One may assume that Judge Alisov already has the conviction in his pocket.
Despite all this, the trials of the late Sergei Magnitsky and the UK-based William Browder are underway. The prisoner's box is empty. No relatives of the defendants are present in the courtroom; nor are their lawyers. There are two state-appointed attorneys, who are worried about their uncertain legal position, the absurdity of the situation, and the lack of contact with defendant Browder and Magnitsky's relatives.
Nikolai Gerasimov, the lawyer appointed to represent Magnitsky's interests, noted that the defendant's legal representatives had declared their negative attitude toward the trial and refused to participate in it. According to Gerasimov, the Constitutional Court's ordinance that approved posthumous trials was incorrectly interpreted by investigators.
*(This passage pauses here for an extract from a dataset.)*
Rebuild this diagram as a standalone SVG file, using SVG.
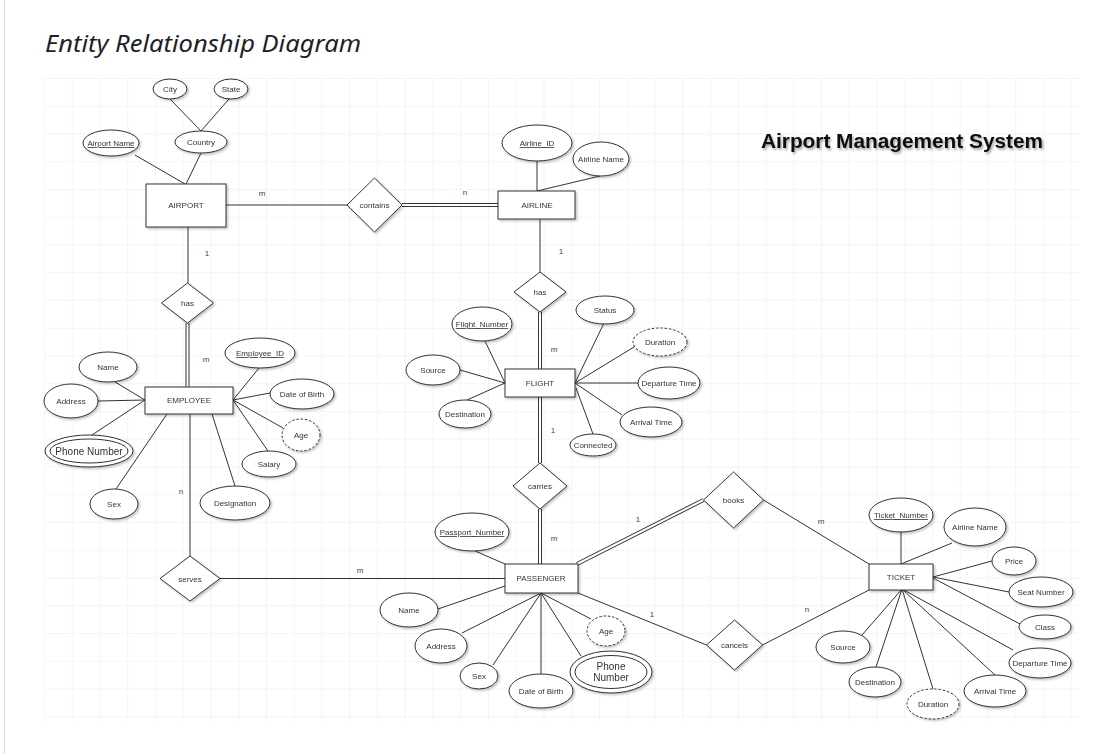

The court had allowed such trials in order to permit the posthumous rehabilitation of defendants, but the family's wish is required to proceed, and in this case, the defendant's family did not express such a wish. Gerasimov suggested that a request be sent to the Constitutional Court to clarify "the procedure for a trial" in such a situation. In response, the prosecutor accused the defense of delaying the trial, and Judge Igor Alisov turned down the defense's request. One may assume that Alisov already has the conviction in his pocket.
In today's Russia, courts mostly play a decorative role. There is a judicial branch and a complicated judicial system; there are judges and bailiffs, court decisions, and convictions; there are courts of appeal and supervision—but all of this apparatus exists to create an appearance of justice in the country. The objective of creating an appearance is achieved, but there is no justice underneath it. There is only a sort of substitute justice, in which the law and its fundamental principles are easily replaced by money, a phone call from an important official, or political expediency.
1 The Basmanny District Court in Moscow has become a symbol of crooked and politically motivated justice.